• _TASK STATEMENT_: Using the listing below, give again exactly the lines from the line with "Give me the matplotlib source for this chart." to the line with "plt.rcParams['font.family'] = ['Liberation", inclusive, without the pictures.

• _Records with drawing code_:
- - - - -

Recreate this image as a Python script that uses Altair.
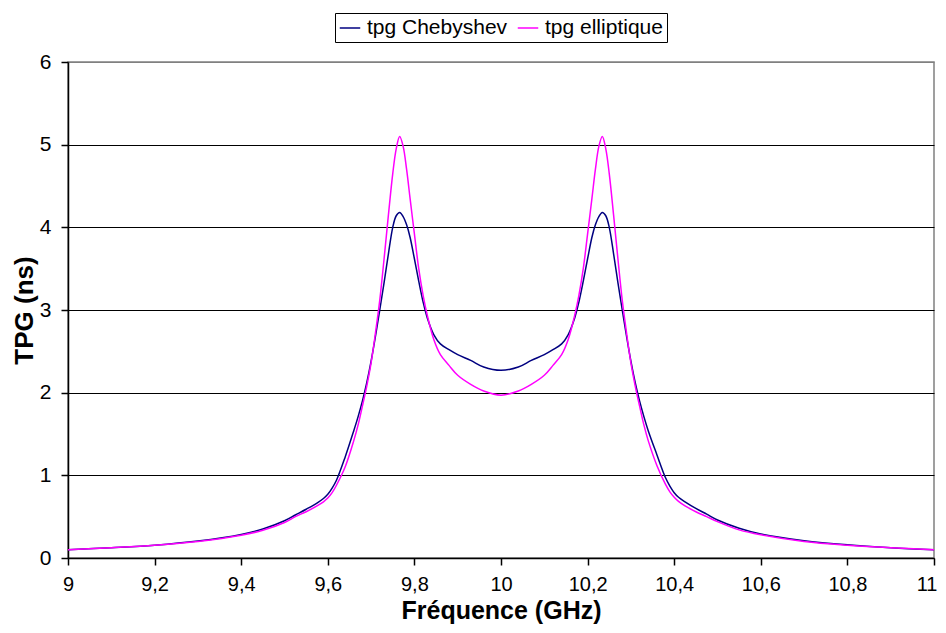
import altair as alt
import pandas as pd

freq = [9.0, 9.1, 9.2, 9.3, 9.4, 9.45, 9.5, 9.525, 9.55, 9.575, 9.59, 9.6, 9.61, 9.62, 9.64,
        9.66, 9.67, 9.68, 9.69, 9.70, 9.71, 9.72, 9.73, 9.74, 9.75, 9.758, 9.766, 9.774,
        9.782, 9.79, 9.80, 9.81, 9.82, 9.83, 9.845, 9.86, 9.88, 9.90, 9.93, 9.96, 10.0,
        10.04, 10.07, 10.10, 10.12, 10.14, 10.155, 10.17, 10.18, 10.19, 10.20, 10.21, 10.218,
        10.226, 10.234, 10.242, 10.25, 10.26, 10.27, 10.28, 10.29, 10.30, 10.31, 10.32,
        10.33, 10.34, 10.36, 10.38, 10.39, 10.40, 10.41, 10.425, 10.45, 10.475, 10.5, 10.55,
        10.6, 10.7, 10.8, 10.9, 11.0]

tpg_cheb = [0.10, 0.125, 0.155, 0.205, 0.285, 0.35, 0.45, 0.52, 0.59, 0.665, 0.72, 0.77, 0.845,
            0.94, 1.22, 1.54, 1.71, 1.90, 2.12, 2.38, 2.68, 3.00, 3.33, 3.68, 4.00, 4.14, 4.18,
            4.13, 4.03, 3.88, 3.62, 3.35, 3.10, 2.90, 2.70, 2.59, 2.52, 2.46, 2.39, 2.31, 2.27,
            2.31, 2.39, 2.46, 2.52, 2.59, 2.70, 2.90, 3.10, 3.35, 3.62, 3.88, 4.03,
            4.13, 4.18, 4.14, 4.00, 3.68, 3.33, 3.00, 2.68, 2.38, 2.12, 1.90,
            1.71, 1.54, 1.25, 0.97, 0.87, 0.79, 0.735, 0.68, 0.60, 0.53, 0.46, 0.36,
            0.29, 0.21, 0.16, 0.125, 0.10]

tpg_ellip = [0.10, 0.125, 0.155, 0.20, 0.275, 0.335, 0.43, 0.50, 0.56, 0.63, 0.68, 0.725, 0.79,
             0.88, 1.10, 1.42, 1.61, 1.84, 2.08, 2.36, 2.72, 3.12, 3.62, 4.15, 4.65, 4.95, 5.10,
             4.98, 4.70, 4.35, 3.92, 3.50, 3.18, 2.93, 2.64, 2.46, 2.33, 2.21, 2.10, 2.02, 1.97,
             2.02, 2.10, 2.21, 2.33, 2.46, 2.64, 2.93, 3.18, 3.50, 3.92, 4.35, 4.70,
             4.98, 5.10, 4.95, 4.65, 4.15, 3.62, 3.12, 2.72, 2.36, 2.08, 1.84,
             1.61, 1.42, 1.12, 0.89, 0.80, 0.735, 0.685, 0.63, 0.56, 0.50, 0.44, 0.34,
             0.28, 0.20, 0.155, 0.125, 0.10]

series_names = ["tpg Chebyshev", "tpg elliptique"]
series_colors = ["#000080", "#FF00FF"]
x_ticks = [9.0, 9.2, 9.4, 9.6, 9.8, 10.0, 10.2, 10.4, 10.6, 10.8, 11.0]
y_ticks = [0, 1, 2, 3, 4, 5, 6]

rows = []
for f, c, e in zip(freq, tpg_cheb, tpg_ellip):
    rows.append({"f": f, "v": c, "s": series_names[0]})
    rows.append({"f": f, "v": e, "s": series_names[1]})
df = pd.DataFrame(rows)

FONT = "Liberation Sans"

chart = alt.Chart(df).mark_line(strokeWidth=1.5, interpolate="catmull-rom").encode(
    x=alt.X("f:Q",
            scale=alt.Scale(domain=[9, 11], nice=False, zero=False),
            axis=alt.Axis(values=x_ticks, title="Fréquence (GHz)", grid=False,
                          labelExpr="replace(format(datum.value, '.1~f'), '.', ',')",
                          labelAlign={"condition": {"test": "datum.value >= 11", "value": "right"},
                                      "value": "center"},
                          labelOffset={"condition": {"test": "datum.value >= 11", "value": 3},
                                       "value": 0},
                          labelFontSize=20, labelFont=FONT, labelColor="black",
                          titleFontSize=25, titleFont=FONT, titleFontWeight="bold",
                          titleColor="black", titleBaseline="alphabetic",
                          titleX=433, titleY=60, labelPadding=9,
                          domainColor="black", domainWidth=1.5, tickColor="black",
                          tickSize=7, tickWidth=1.5, labelFlush=False)),
    y=alt.Y("v:Q",
            scale=alt.Scale(domain=[0, 6], nice=False),
            axis=alt.Axis(values=y_ticks, title="TPG (ns)", grid=True,
                          gridColor={"condition": {"test": "datum.value === 6", "value": "#808080"},
                                     "value": "black"},
                          gridWidth=1, gridOpacity=1,
                          labelFontSize=21, labelFont=FONT, labelColor="black",
                          titleFontSize=26, titleFont=FONT, titleFontWeight="bold",
                          titleColor="black", titleBaseline="alphabetic",
                          titleX=-36, titleY=248, labelPadding=10,
                          domainColor="black", domainWidth=1.5, tickColor="black",
                          tickSize=7, tickWidth=1.5)),
    color=alt.Color("s:N",
                    scale=alt.Scale(domain=series_names, range=series_colors),
                    legend=alt.Legend(orient="none", legendX=267, legendY=-49,
                                      direction="horizontal", title=None,
                                      symbolType="stroke", symbolSize=420,
                                      symbolStrokeWidth=1.5, labelFontSize=21,
                                      labelFont=FONT, labelColor="black",
                                      strokeColor="black", padding=4,
                                      columnPadding=6, labelOffset=6,
                                      fillColor="white")),
).properties(
    width=866,
    height=496,
    autosize=alt.AutoSizeParams(type="none"),
    padding={"left": 60, "top": 54, "right": 4, "bottom": 66},
).configure_view(
    stroke="#808080", strokeWidth=1.5
)

chart.save("out.html", embed_options={"renderer": "svg", "actions": False})
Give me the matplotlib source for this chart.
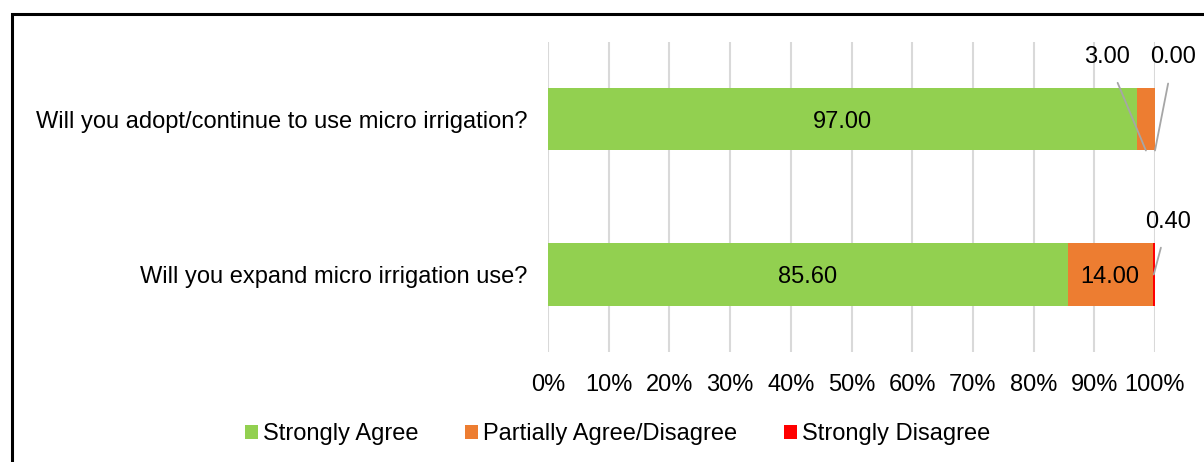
import matplotlib
matplotlib.use("Agg")
from matplotlib import pyplot as plt
from matplotlib.patches import Rectangle
from matplotlib.ticker import PercentFormatter

plt.rcParams['font.family'] = ['Liberation Sans', 'DejaVu Sans']

categories = ['Will you adopt/continue to use micro irrigation?',
              'Will you expand micro irrigation use?']
strongly_agree = [97.00, 85.60]
partially_agree = [3.00, 14.00]
strongly_disagree = [0.00, 0.40]
series_names = ['Strongly Agree', 'Partially Agree/Disagree', 'Strongly Disagree']
series_colors = ['#92D050', '#ED7D31', '#FF0000']

FS = 17

fig = plt.figure(figsize=(12.04, 4.62), dpi=100)
ax = fig.add_axes([548 / 1204, 1 - 352 / 462, 607 / 1204, 310 / 462])

ypos = list(range(len(categories)))
left = [0.0] * len(categories)
for vals, name, col in zip([strongly_agree, partially_agree, strongly_disagree],
                           series_names, series_colors):
    ax.barh(ypos, vals, left=left, height=0.4, color=col, label=name, zorder=3)
    left = [l + v for l, v in zip(left, vals)]

ax.set_xlim(0, 100)
ax.set_ylim(1.5, -0.5)
ax.set_yticks(ypos)
ax.set_yticklabels(categories)
ax.set_xticks(range(0, 101, 10))
ax.xaxis.set_major_formatter(PercentFormatter(decimals=0))
ax.tick_params(axis='both', length=0, labelsize=FS)
ax.tick_params(axis='x', pad=16)
ax.tick_params(axis='y', pad=15)
ax.grid(axis='x', color='#D9D9D9', linewidth=1.5, zorder=0)
for s in ax.spines.values():
    s.set_visible(False)

# labels inside bars
for i in ypos:
    ax.text(strongly_agree[i] / 2, i, f'{strongly_agree[i]:.2f}',
            ha='center', va='center_baseline', fontsize=FS, zorder=4)
ax.text(strongly_agree[1] + partially_agree[1] / 2, 1, f'{partially_agree[1]:.2f}',
        ha='center', va='center_baseline', fontsize=FS, zorder=4)

# small segments get leader lines
lead = dict(arrowstyle='-', color='#A6A6A6', lw=1.3, shrinkA=9, shrinkB=0)
ax.annotate(f'{partially_agree[0]:.2f}', xy=(strongly_agree[0] + partially_agree[0] / 2, 0.2),
            xytext=(92.1, -0.40), ha='center', va='center', fontsize=FS,
            arrowprops=lead, annotation_clip=False)
ax.annotate(f'{strongly_disagree[0]:.2f}', xy=(100, 0.2),
            xytext=(103.0, -0.40), ha='center', va='center', fontsize=FS,
            arrowprops=lead, annotation_clip=False)
ax.annotate(f'{strongly_disagree[1]:.2f}', xy=(99.8, 1.0),
            xytext=(102.1, 0.66), ha='center', va='center', fontsize=FS,
            arrowprops=lead, annotation_clip=False)

fig.legend(loc='center', bbox_to_anchor=(0.513, 1 - 434 / 462), ncol=3, frameon=False,
           fontsize=FS, handlelength=0.55, handleheight=0.55, handletextpad=0.2,
           columnspacing=2.0)

# outer frame
fig.patches.append(Rectangle((12 / 1204, -0.1), 1.2, 1 - 14 / 462 + 0.1,
                             transform=fig.transFigure, fill=False,
                             edgecolor='black', linewidth=2.2))

fig.savefig('out.png', dpi=100)
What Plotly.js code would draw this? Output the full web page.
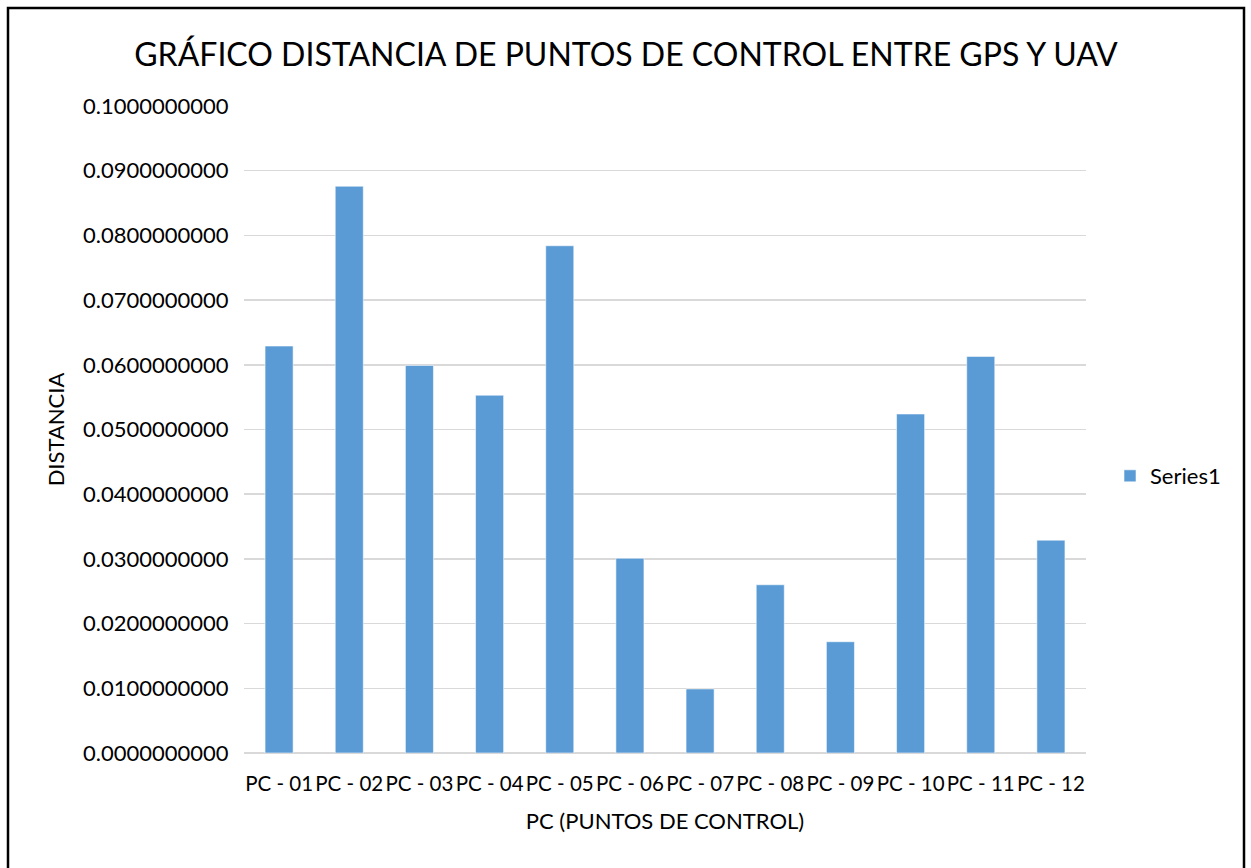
<!DOCTYPE html>
<html>
<head>
<meta charset="utf-8">
<script src="https://cdn.plot.ly/plotly-3.0.1.min.js"></script>
<style>
html,body{margin:0;padding:0;background:#fff;}
#chart{width:1251px;height:868px;}
</style>
</head>
<body>
<div id="chart"></div>
<script>
const categories = ["PC - 01","PC - 02","PC - 03","PC - 04","PC - 05","PC - 06","PC - 07","PC - 08","PC - 09","PC - 10","PC - 11","PC - 12"];
const series1 = [0.0629,0.0876,0.0599,0.0553,0.0784,0.0301,0.0099,0.0260,0.0172,0.0524,0.0613,0.0329];
const seriesName = "Series1";
const chartTitle = "GRÁFICO DISTANCIA DE PUNTOS DE CONTROL ENTRE GPS Y UAV";
const xTitle = "PC (PUNTOS DE CONTROL)";
const yTitle = "DISTANCIA";

const font = "Lato, 'Open Sans', sans-serif";
const L = 244, R = 165, T = 106, B = 115, W = 1251, H = 868;
const pw = W - L - R, ph = H - T - B;

const trace = {
  type: "bar",
  x: categories,
  y: series1,
  name: seriesName,
  showlegend: true,
  marker: {color: "#5b9bd5", line: {color: "rgba(255,255,255,0.55)", width: 1}}
};

const layout = {
  width: W, height: H,
  margin: {l: L, r: R, t: T, b: B, pad: 0},
  paper_bgcolor: "#fff", plot_bgcolor: "#fff",
  font: {family: font, color: "#000", size: 22},
  bargap: 0.6,
  title: {text: chartTitle, xref: "container", x: 626/W, xanchor: "center",
          yref: "container", y: 1 - 55/H, yanchor: "middle",
          font: {family: font, size: 32, color: "#000"}},
  xaxis: {
    type: "category",
    title: {text: xTitle, standoff: 20, font: {size: 22, family: font}},
    showgrid: false, zeroline: false,
    showline: false,
    ticks: "outside", ticklen: 12, tickcolor: "rgba(0,0,0,0)",
    tickfont: {size: 20.5, family: font},
    tickangle: 0
  },
  yaxis: {
    range: [0, 0.1], dtick: 0.01, tick0: 0,
    tickformat: ".10f",
    title: {text: yTitle, standoff: 12, font: {size: 22, family: font}},
    showgrid: true, gridcolor: "#d9d9d9", gridwidth: 1.5,
    zeroline: true, zerolinecolor: "#d9d9d9", zerolinewidth: 1.5,
    showline: false,
    ticks: "outside", ticklen: 10, tickcolor: "rgba(0,0,0,0)",
    tickfont: {size: 22, family: font}
  },
  legend: {x: (1110 - L)/pw, xanchor: "left", y: 1 - (476 - T)/ph, yanchor: "middle",
           font: {size: 22, family: font}, bgcolor: "rgba(0,0,0,0)"},
  shapes: [{
    type: "rect", xref: "paper", yref: "paper",
    x0: (8 - L)/pw, x1: (1244 - L)/pw,
    y0: 1 - (880 - T)/ph, y1: 1 - (8 - T)/ph,
    line: {color: "#000", width: 2.5}, fillcolor: "rgba(0,0,0,0)", layer: "above"
  }]
};

Plotly.newPlot("chart", [trace], layout, {displayModeBar: false, staticPlot: true});
</script>
</body>
</html>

- - - - -

• _SOLUTION TO THE EXERCISE_:
Give me the matplotlib source for this chart.
import matplotlib
matplotlib.use("Agg")
from matplotlib import pyplot as plt
from matplotlib.patches import Rectangle
from matplotlib.ticker import PercentFormatter

plt.rcParams['font.family'] = ['Liberation Sans', 'DejaVu Sans']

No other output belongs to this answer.